La tecnologia mobile ultraveloce di nuova generazione “rappresenta per ciascun attore in campo un’opportunità straordinaria di incrementare notevolmente il proprio fatturato”, ma al contempo occorre tenere sotto controllo “gli aspetti strettamente tecnici, che già di per sé configurano il 5G come potenzialmente foriero di rischi dal punto di vista della sicurezza nazionale”. Ha iniziato così l’audizione, alla Commissione Tlc della Camera, Gennaro Vecchione, direttore generale del Dipartimento delle informazioni per la sicurezza (Dis) della Presidenza del Consiglio dei Ministri.
Rischi del 5G che vanno compresi e prevenuti, affinché si possano sfruttare appieno tutte le opportunità che la tecnologia mobile di quinta generazione offre per la crescita e lo sviluppo del Paese.
Allora come gestire i rischi del 5G in Italia? Con 3 misure
Ecco le due misure proposte da Vecchione, durante l’audizione, al Parlamento e al Governo.
“Migliorare e completare il Golden Power”, questa è la prima indicazione del Dg del Dis al Governo Lega-M5S, che ha esteso la disciplina dei poteri speciali anche al 5G, con l’obbligo di notifica a Palazzo Chigi, al fine dell’eventuale esercizio del potere di veto o di imposizione di specifiche prescrizioni, da parte di soggetti che vogliono stipulare contratti o accordi, aventi ad oggetto l’acquisto di beni o servizi attinenti alla realizzazione, progettazione, la manutenzione delle reti inerenti i servizi a banda larga basati sulla tecnologia 5G.
Il Golden Power, “rimane a sua volta suscettibile di essere migliorato e completato con interventi integrativi”, ha detto Vecchione, “volti:
- a conferire maggiore organicità alla disciplina
- ed a definire un corpus normativo più coordinato”.
Sono entrambe esigenze rilevanti, ha spiegato il capo del Dis, per “garantire livelli massimi di sicurezza a protezione dei nostri dati e delle nostre infrastrutture strategiche, chiunque sia il fornitore di componenti, apparati e sistemi”.
La seconda misura per gestire i rischi del 5G: uno speciale perimetro nazionale di sicurezza cibernetica
La seconda misura per gestire i rischi del 5G proposta da Gennaro Vecchione al Legislatore è la “creazione di uno speciale perimetro nazionale di sicurezza cibernetica, che mira a definire un sistema organico di misure e procedure di sicurezza a tutela di reti, sistemi e servizi informatici”. Precisamente ha evidenziato “che dall’inclusione in questo perimetro, deriverebbe l’obbligo per le P.A. e gli operatori privati interessati di rispettare particolari misure di sicurezza”.

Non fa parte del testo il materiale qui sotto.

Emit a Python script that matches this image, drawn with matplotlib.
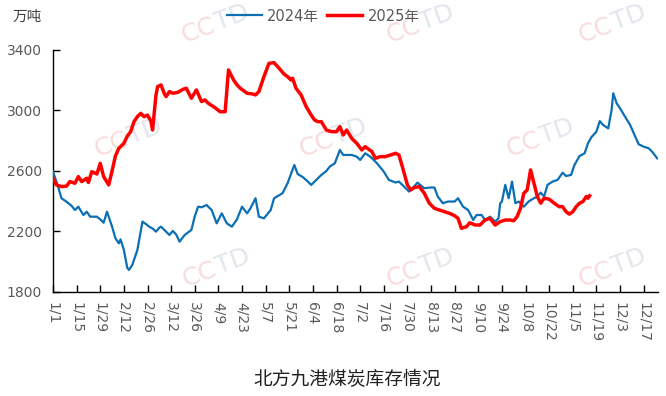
import numpy as np
import pandas as pd
import matplotlib
matplotlib.use("Agg")
import matplotlib.pyplot as plt
import math

plt.rcParams['font.family'] = ['DejaVu Sans', 'Noto Sans CJK SC']

# ---------------- data (day offset from Jan 1, inventory in 10k tonnes) -------------
day_2024 = [0, 3, 5, 8, 11, 13, 15, 18, 20, 22, 26, 28, 30, 32, 35, 37, 39, 40, 42, 44,
            45, 47, 50, 53, 55, 57, 59, 61, 63, 64, 66, 69, 71, 73, 75, 78, 82, 84, 86, 88,
            91, 94, 97, 100, 103, 106, 109, 112, 115, 117, 120, 122, 125, 129, 131, 134, 136, 139, 141, 143,
            145, 148, 151, 153, 156, 159, 162, 164, 167, 170, 172, 175, 177, 180, 182, 185, 188, 192, 196, 199,
            203, 205, 207, 211, 213, 216, 220, 223, 226, 228, 231, 234, 238, 240, 243, 246, 249, 251, 254, 256,
            259, 262, 264, 265, 266, 268, 270, 272, 274, 276, 279, 282, 285, 287, 289, 291, 293, 296, 299, 302,
            304, 307, 309, 312, 315, 317, 319, 322, 324, 326, 329, 331, 332, 334, 336, 339, 342, 345, 347, 350,
            353, 355, 358]
stock_2024 = [2596, 2497, 2420, 2397, 2370, 2342, 2364, 2309, 2331, 2298, 2298, 2280, 2258, 2331, 2232, 2155, 2122, 2148, 2078, 1960,
              1946, 1979, 2078, 2265, 2250, 2232, 2220, 2199, 2225, 2232, 2210, 2177, 2204, 2180, 2133, 2177, 2210, 2300, 2364, 2360,
              2375, 2342, 2254, 2320, 2254, 2232, 2280, 2364, 2320, 2353, 2420, 2298, 2287, 2342, 2420, 2440, 2453, 2519, 2580, 2640,
              2580, 2560, 2530, 2508, 2541, 2574, 2600, 2629, 2651, 2739, 2706, 2706, 2706, 2695, 2673, 2717, 2695, 2651, 2596, 2541,
              2524, 2530, 2508, 2464, 2486, 2523, 2486, 2490, 2491, 2431, 2387, 2398, 2398, 2420, 2364, 2342, 2276, 2309, 2309, 2276,
              2298, 2265, 2287, 2387, 2398, 2508, 2420, 2530, 2387, 2398, 2364, 2400, 2420, 2430, 2457, 2431, 2508, 2530, 2541, 2589,
              2567, 2574, 2640, 2699, 2717, 2783, 2823, 2860, 2930, 2904, 2882, 3003, 3114, 3048, 3014, 2959, 2904, 2827, 2777, 2761,
              2750, 2728, 2684]

day_2025 = [0, 2, 5, 8, 10, 13, 15, 17, 20, 21, 23, 26, 28, 30, 33, 35, 37, 39, 42, 44,
            46, 48, 50, 52, 54, 56, 58, 59, 61, 62, 64, 66, 67, 69, 71, 74, 77, 79, 82, 85,
            88, 90, 92, 95, 97, 99, 102, 104, 107, 109, 111, 115, 118, 120, 122, 125, 128, 131, 134, 137,
            139, 141, 142, 144, 147, 150, 153, 155, 157, 159, 162, 165, 168, 170, 172, 174, 177, 180, 183, 185,
            189, 191, 194, 197, 200, 203, 205, 207, 210, 212, 214, 217, 220, 223, 226, 229, 232, 235, 238, 240,
            242, 245, 247, 250, 253, 256, 259, 262, 265, 268, 271, 273, 275, 277, 279, 281, 283, 285, 287, 289,
            291, 294, 297, 300, 302, 304, 306, 308, 310, 312, 314, 316, 317, 318]
stock_2025 = [2552, 2508, 2497, 2500, 2530, 2519, 2563, 2530, 2552, 2524, 2596, 2580, 2651, 2563, 2508, 2600, 2700, 2750, 2783, 2830,
              2860, 2926, 2960, 2981, 2959, 2970, 2930, 2871, 3100, 3158, 3169, 3110, 3092, 3125, 3114, 3120, 3140, 3147, 3081, 3136,
              3059, 3070, 3048, 3026, 3010, 2992, 2992, 3268, 3202, 3170, 3147, 3114, 3110, 3103, 3125, 3224, 3312, 3316, 3279, 3240,
              3224, 3202, 3213, 3147, 3103, 3026, 2970, 2937, 2926, 2926, 2871, 2860, 2860, 2893, 2838, 2871, 2816, 2783, 2739, 2761,
              2728, 2684, 2695, 2695, 2706, 2717, 2706, 2629, 2508, 2475, 2490, 2497, 2453, 2387, 2353, 2342, 2331, 2320, 2304, 2287,
              2221, 2232, 2258, 2243, 2243, 2276, 2287, 2243, 2265, 2276, 2276, 2271, 2298, 2353, 2453, 2475, 2607, 2519, 2431, 2387,
              2420, 2414, 2387, 2364, 2364, 2331, 2315, 2331, 2364, 2387, 2398, 2431, 2420, 2436]

series_labels = ['2024年', '2025年']
tick_labels = ['1/1', '1/15', '1/29', '2/12', '2/26', '3/12', '3/26', '4/9', '4/23', '5/7',
               '5/21', '6/4', '6/18', '7/2', '7/16', '7/30', '8/13', '8/27', '9/10', '9/24',
               '10/8', '10/22', '11/5', '11/19', '12/3', '12/17']
y_ticks = [1800, 2200, 2600, 3000, 3400]
unit_label = '万吨'
title = '北方九港煤炭库存情况'

# tick positions: day-of-year offsets in the (non-leap) display year
tick_pos = [(pd.Timestamp(f"2025-{lab.split('/')[0]}-{lab.split('/')[1]}") - pd.Timestamp('2025-01-01')).days
            for lab in tick_labels]

W, H = 666, 396
fig = plt.figure(figsize=(W / 100, H / 100), dpi=100)
fig.patch.set_facecolor('white')

# ---------------- watermarks ----------------
def watermark(cx, cy, ang=20, d=18):
    a = math.radians(ang)
    dx, dy = d * math.cos(a), d * math.sin(a)
    fig.text((cx - dx) / W, 1 - (cy + dy) / H, 'CC', rotation=ang, fontsize=18,
             color='#f8dddd', ha='center', va='center', zorder=-5, family='DejaVu Sans')
    fig.text((cx + dx) / W, 1 - (cy - dy) / H, 'TD', rotation=ang, fontsize=18,
             color='#e4e6ee', ha='center', va='center', zorder=-5, family='DejaVu Sans')

for cx, cy in [(215, 24), (420, 24), (612, 24),
               (128, 138), (333, 138), (540, 138),
               (216, 268), (420, 268), (612, 268)]:
    watermark(cx, cy)

# ---------------- axes ----------------
ax = fig.add_axes([53 / W, 1 - 292 / H, (658 - 53) / W, (292 - 50) / H])
ax.patch.set_alpha(0)

l1, = ax.plot(day_2024, stock_2024, color='#0a6fb5', lw=1.6, label=series_labels[0], zorder=3)
l2, = ax.plot(day_2025, stock_2025, color='#ff0000', lw=2.5, label=series_labels[1], zorder=4)

ax.set_xlim(0, 358.5)
ax.set_ylim(1800, 3400)
ax.set_yticks(y_ticks)
ax.set_xticks(tick_pos)
ax.set_xticklabels(tick_labels, rotation=270, va='top', ha='center')
for s in ['top', 'right']:
    ax.spines[s].set_visible(False)
for s in ['left', 'bottom']:
    ax.spines[s].set_color('black')
    ax.spines[s].set_linewidth(1.0)
ax.tick_params(axis='both', direction='in', length=5, width=1, colors='black',
               labelcolor='#595959', labelsize=10)
ax.tick_params(axis='y', pad=8)
ax.tick_params(axis='x', pad=7)

fig.text(13 / W, 1 - 16 / H, unit_label, fontsize=10.5, color='#404040', ha='left', va='center')
fig.text(347 / W, 1 - 380 / H, title, fontsize=13.5, color='#202020', ha='center', va='center')

fig.legend(handles=[l1, l2], loc='center', bbox_to_anchor=(323 / W, 1 - 16 / H), ncol=2,
           frameon=False, fontsize=10.5, handlelength=2.4, handletextpad=0.4,
           columnspacing=0.5, labelcolor='#595959')

fig.savefig('out.png', dpi=100, facecolor='white')
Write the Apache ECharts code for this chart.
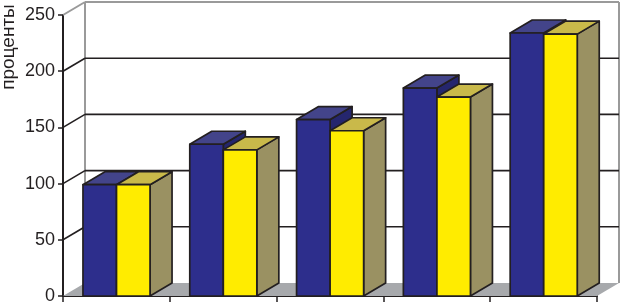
<!DOCTYPE html>
<html>
<head>
<meta charset="utf-8">
<script src="https://cdn.jsdelivr.net/npm/echarts@6/dist/echarts.min.js"></script>
<style>html,body{margin:0;padding:0;background:#fff;}#c{width:620px;height:305px;}</style>
</head>
<body>
<div id="c"></div>
<script>
const categories = ['1', '2', '3', '4', '5'];
const seriesBlue = [99, 135, 157, 185, 234];
const seriesYellow = [99, 130, 147, 177, 233];
const yTicks = [0, 50, 100, 150, 200, 250];
const yAxisTitle = 'проценты';

const DX = 22, DY = -13;
const INK = '#231f20';
const WALL = '#9a9a9a';
const FLOOR = '#a7a9ac';
const BLUE = { front: '#2d2e8c', top: '#43448a', side: '#25266e' };
const YEL = { front: '#ffec00', top: '#c9b94a', side: '#9a9162' };

const chart = echarts.init(document.getElementById('c'), null, { renderer: 'canvas' });

function frame(api) {
  const cw = api.size([1, 0])[0];
  const left = api.coord([0, 0])[0] - cw / 2;
  return { cw: cw, left: left, right: left + cw * categories.length };
}

function wallItem(params, api) {
  const v = api.value(1);
  const f = frame(api);
  const y = api.coord([0, v])[1];
  const children = [];
  const isTop = v === yTicks[yTicks.length - 1];
  if (v === 0) {
    children.push({
      type: 'polygon',
      shape: { points: [[f.left, y], [f.right, y], [f.right + DX, y + DY], [f.left + DX, y + DY]] },
      style: { fill: FLOOR, stroke: null }
    });
    const yTop = api.coord([0, yTicks[yTicks.length - 1]])[1];
    children.push({ type: 'line', shape: { x1: f.left + DX, y1: y + DY, x2: f.left + DX, y2: yTop + DY }, style: { stroke: WALL, lineWidth: 2 } });
    children.push({ type: 'line', shape: { x1: f.right + DX, y1: y + DY, x2: f.right + DX, y2: yTop + DY }, style: { stroke: WALL, lineWidth: 2 } });
  } else {
    children.push({ type: 'line', shape: { x1: f.left + DX, y1: y + DY, x2: f.right + DX, y2: y + DY }, style: { stroke: isTop ? WALL : INK, lineWidth: isTop ? 2 : 1.6 } });
    children.push({ type: 'line', shape: { x1: f.left, y1: y, x2: f.left + DX, y2: y + DY }, style: { stroke: isTop ? WALL : INK, lineWidth: isTop ? 2 : 1.6 } });
  }
  return { type: 'group', children: children };
}

function box(x0, w, yTop, yBase, col) {
  const s = { stroke: INK, lineWidth: 1.7, lineJoin: 'round' };
  return [
    { type: 'polygon', shape: { points: [[x0 + w, yTop], [x0 + w + DX, yTop + DY], [x0 + w + DX, yBase + DY], [x0 + w, yBase]] }, style: Object.assign({ fill: col.side }, s) },
    { type: 'polygon', shape: { points: [[x0, yTop], [x0 + w, yTop], [x0 + w + DX, yTop + DY], [x0 + DX, yTop + DY]] }, style: Object.assign({ fill: col.top }, s) },
    { type: 'rect', shape: { x: x0, y: yTop, width: w, height: yBase - yTop }, style: Object.assign({ fill: col.front }, s) }
  ];
}

function barItem(params, api) {
  const idx = api.value(0);
  const cw = api.size([1, 0])[0];
  const cx = api.coord([idx, 0])[0];
  const base = api.coord([idx, 0])[1];
  const left = cx - cw / 2;
  const w = cw * 0.314;
  const x0 = left + cw * 0.187;
  const yb = api.coord([idx, api.value(1)])[1];
  const yy = api.coord([idx, api.value(2)])[1];
  return { type: 'group', children: box(x0, w, yb, base, BLUE).concat(box(x0 + w, w, yy, base, YEL)) };
}

chart.setOption({
  animation: false,
  backgroundColor: '#fff',
  grid: { left: 63, top: 15, width: 534, height: 282 },
  xAxis: {
    type: 'category',
    data: categories,
    boundaryGap: true,
    axisLine: { show: true, lineStyle: { color: INK, width: 2 } },
    axisTick: { show: true, alignWithLabel: false, length: 6, lineStyle: { color: INK, width: 1.5 } },
    axisLabel: { show: false },
    splitLine: { show: false }
  },
  yAxis: {
    type: 'value',
    min: 0, max: 250, interval: 50,
    axisLine: { show: true, lineStyle: { color: INK, width: 2 } },
    axisTick: { show: true, length: 5, lineStyle: { color: INK, width: 1.5 } },
    axisLabel: { margin: 8, fontSize: 18, color: INK, fontFamily: 'Liberation Sans, Arial, sans-serif' },
    splitLine: { show: false }
  },
  graphic: [{
    type: 'text',
    x: 9, y: 47,
    rotation: Math.PI / 2,
    style: { text: yAxisTitle, fontSize: 19, fill: INK, fontFamily: 'Liberation Sans, Arial, sans-serif', textAlign: 'center', textVerticalAlign: 'middle' },
    z: 10
  }],
  series: [
    {
      type: 'custom',
      z: 1,
      clip: false,
      silent: true,
      data: yTicks.map(function (v) { return [0, v]; }),
      renderItem: wallItem
    },
    {
      type: 'custom',
      z: 3,
      clip: false,
      data: categories.map(function (c, i) { return [i, seriesBlue[i], seriesYellow[i]]; }),
      encode: { x: 0, y: [1, 2] },
      renderItem: barItem
    }
  ]
});
</script>
</body>
</html>
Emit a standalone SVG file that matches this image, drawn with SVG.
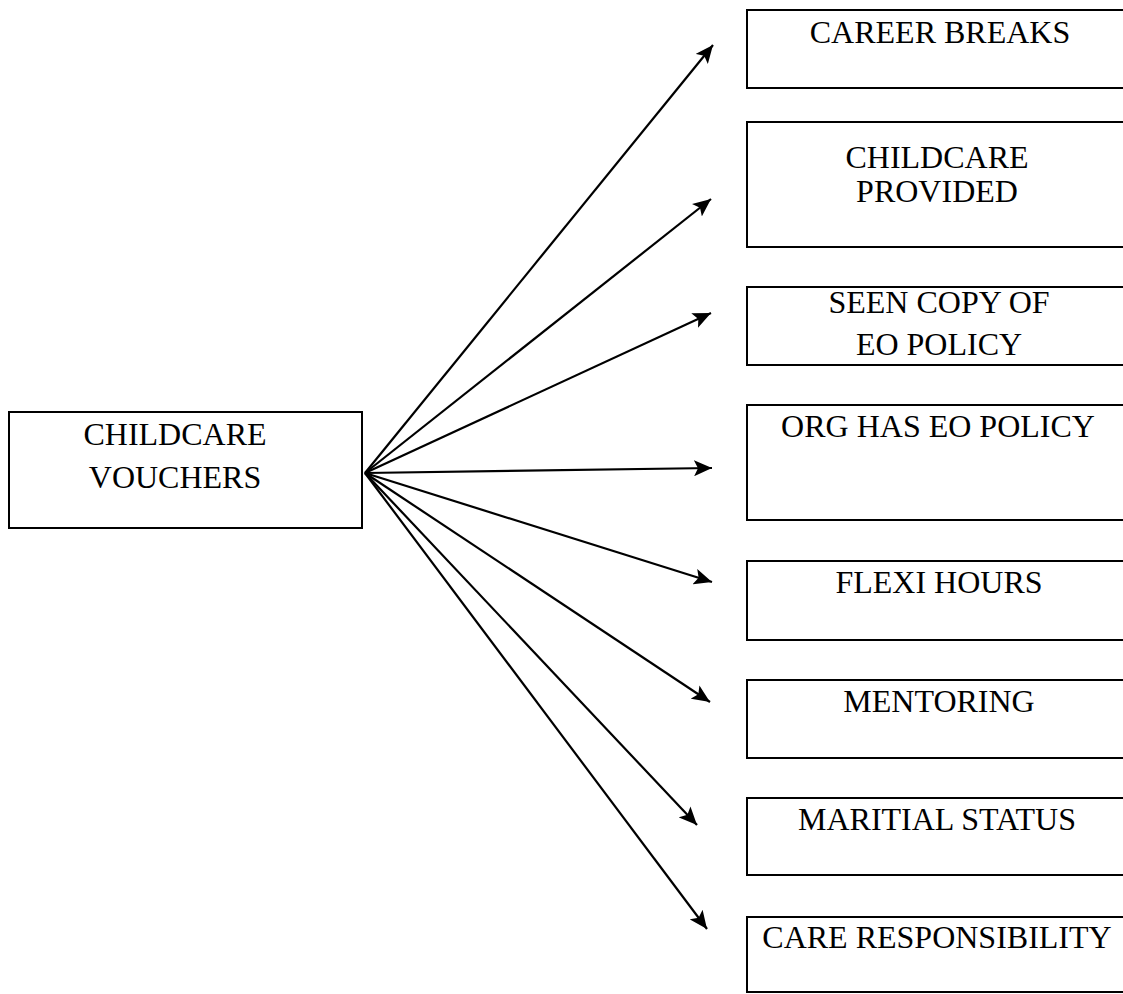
<svg xmlns="http://www.w3.org/2000/svg" width="1123" height="994" viewBox="0 0 1123 994">
  <style>
    .box { fill: #ffffff; stroke: #000000; stroke-width: 2; }
    .label { font-family: "Liberation Serif", "Times New Roman", serif; font-size: 32px; fill: #000000; text-anchor: middle; }
    .link { stroke: #000000; stroke-width: 2.2; fill: none; marker-end: url(#head); }
  </style>
  <defs>
    <marker id="head" markerUnits="userSpaceOnUse" markerWidth="20" markerHeight="16" refX="18" refY="8" orient="auto">
      <path d="M0,0 L18,8 L0,16 L4,8 z" fill="#000000"/>
    </marker>
  </defs>
  <rect width="1123" height="994" fill="#ffffff"/>

  <!-- connectors fanning out from the source box -->
  <g id="connectors">
    <line class="link" x1="365" y1="473" x2="713" y2="45"/>
    <line class="link" x1="365" y1="473" x2="711" y2="199"/>
    <line class="link" x1="365" y1="473" x2="711" y2="313"/>
    <line class="link" x1="365" y1="473" x2="712" y2="468"/>
    <line class="link" x1="365" y1="473" x2="712" y2="582"/>
    <line class="link" x1="365" y1="473" x2="710" y2="702"/>
    <line class="link" x1="365" y1="473" x2="697" y2="825"/>
    <line class="link" x1="365" y1="473" x2="707" y2="929"/>
  </g>

  <g id="childcare-vouchers">
    <rect class="box" x="9" y="412" width="353" height="116"/>
    <text class="label" x="175" y="445">CHILDCARE</text>
    <text class="label" x="175" y="488">VOUCHERS</text>
  </g>

  <g id="career-breaks">
    <rect class="box" x="747" y="10" width="390" height="78"/>
    <text class="label" x="940" y="43">CAREER BREAKS</text>
  </g>

  <g id="childcare-provided">
    <rect class="box" x="747" y="122" width="390" height="125"/>
    <text class="label" x="937" y="168">CHILDCARE</text>
    <text class="label" x="937" y="202">PROVIDED</text>
  </g>

  <g id="seen-copy-eo-policy">
    <rect class="box" x="747" y="287" width="390" height="78"/>
    <text class="label" x="939" y="313">SEEN COPY OF</text>
    <text class="label" x="939" y="355">EO POLICY</text>
  </g>

  <g id="org-has-eo-policy">
    <rect class="box" x="747" y="405" width="390" height="115"/>
    <text class="label" x="938" y="437">ORG HAS EO POLICY</text>
  </g>

  <g id="flexi-hours">
    <rect class="box" x="747" y="561" width="390" height="79"/>
    <text class="label" x="939" y="593">FLEXI HOURS</text>
  </g>

  <g id="mentoring">
    <rect class="box" x="747" y="680" width="390" height="78"/>
    <text class="label" x="939" y="712">MENTORING</text>
  </g>

  <g id="maritial-status">
    <rect class="box" x="747" y="798" width="390" height="77"/>
    <text class="label" x="937" y="830">MARITIAL STATUS</text>
  </g>

  <g id="care-responsibility">
    <rect class="box" x="747" y="917" width="390" height="75"/>
    <text class="label" x="937" y="948">CARE RESPONSIBILITY</text>
  </g>
</svg>
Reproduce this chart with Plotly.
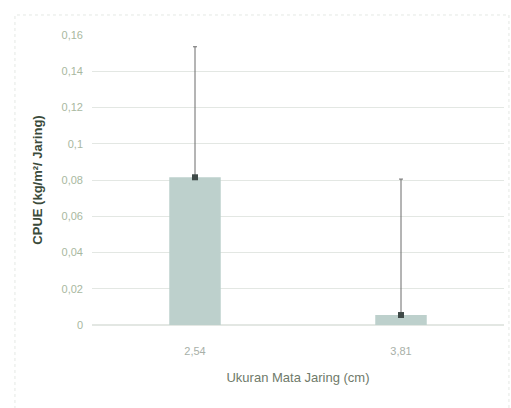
import plotly.graph_objects as go

categories = ["2,54", "3,81"]
cpue = [0.0815, 0.0055]
err_plus = [0.072, 0.075]
y_ticks = [0, 0.02, 0.04, 0.06, 0.08, 0.1, 0.12, 0.14, 0.16]
y_tick_labels = ["0", "0,02", "0,04", "0,06", "0,08", "0,1", "0,12", "0,14", "0,16"]

fig = go.Figure()
fig.add_trace(go.Bar(
    x=categories, y=cpue,
    marker=dict(color="#bdd0cc", line=dict(width=0)),
    error_y=dict(type="data", symmetric=False, array=err_plus,
                 arrayminus=[0, 0], color="#6b6b6b", thickness=1, width=2),
    showlegend=False,
))
fig.add_trace(go.Scatter(
    x=categories, y=cpue, mode="markers",
    marker=dict(color="#3f4a48", size=6, symbol="square"),
    showlegend=False, hoverinfo="skip",
))

fig.update_layout(
    width=511, height=408,
    margin=dict(l=92, r=7, t=35, b=83),
    paper_bgcolor="white", plot_bgcolor="white",
    bargap=0.75,
    font=dict(family="Liberation Sans, Arial", size=10, color="#a8b4a8"),
    xaxis=dict(
        automargin=False,
        showgrid=False, showline=False, ticks="",
        ticklabelstandoff=18,
        tickfont=dict(size=11, color="#a8b0a8"),
        title=dict(text="Ukuran Mata Jaring (cm)", font=dict(size=13, color="#6f7a6a"), standoff=16),
    ),
    yaxis=dict(
        automargin=False,
        range=[0, 0.16], tickvals=y_ticks, ticktext=y_tick_labels,
        showgrid=True, gridcolor="#e3e7e3", gridwidth=1,
        zeroline=True, zerolinecolor="#e3e7e3",
        showline=False, ticks="",
        ticklabelstandoff=8,
        tickfont=dict(size=11, color="#a8b8a0"),
        title=dict(text="<b>CPUE (kg/m²/ Jaring)</b>", font=dict(size=13, color="#3a4a3a"), standoff=16),
    ),
    shapes=[
        dict(type="rect", xref="paper", yref="paper",
             x0=-0.187, x1=1.012, y0=-0.3, y1=1.069,
             line=dict(color="#e4e8e4", width=1, dash="dot"), fillcolor="rgba(0,0,0,0)", layer="below"),
    ],
)

fig.write_html("out.html", config={"displayModeBar": False},
               post_script="document.body.style.margin='0';")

Infine, il direttore generale del Dis ha fatto riferimento anche al Centro di Valutazione e Certificazione Nazionale, il CVCN, istituito da Luigi Di Maio, presso il Ministero dello Sviluppo economico, perché “uno dei cardini del Piano Nazionale per la sicurezza dello spazio cibernetico”, ha ricordato Vecchione, che ha fatto anche sapere che il Dis sta fornendo incondizionato supporto al Cvcn.
Ma c’è un enorme problema. Il Cvcn non è ancora operativo: è stato istituito 6 mesi, il 12 dicembre, con la firma Di Maio sul decreto ministeriale, rinviandone però l’operatività a un successivo decreto applicativo che deve essere emanato dal direttore dell’Iscti (Istituto superiore delle comunicazioni e delle tecnologie dell’informazione).
Non ancora operativo il Cvcn, “uno dei cardini del Piano Nazionale per la sicurezza dello spazio cibernetico”
Così lo “scudo” italiano contro le minacce sul 5G esiste per ora sulla carta. Siamo sguarniti.
E chissà se verranno accolte le due proposte del direttore generale del Dis, Gennaro Vecchione, quella di rafforzare la nuova normativa sul Golden Power e creare, il prima possibile perché il 5G è prossimo anche in Italia, uno speciale perimetro nazionale di sicurezza cibernetica.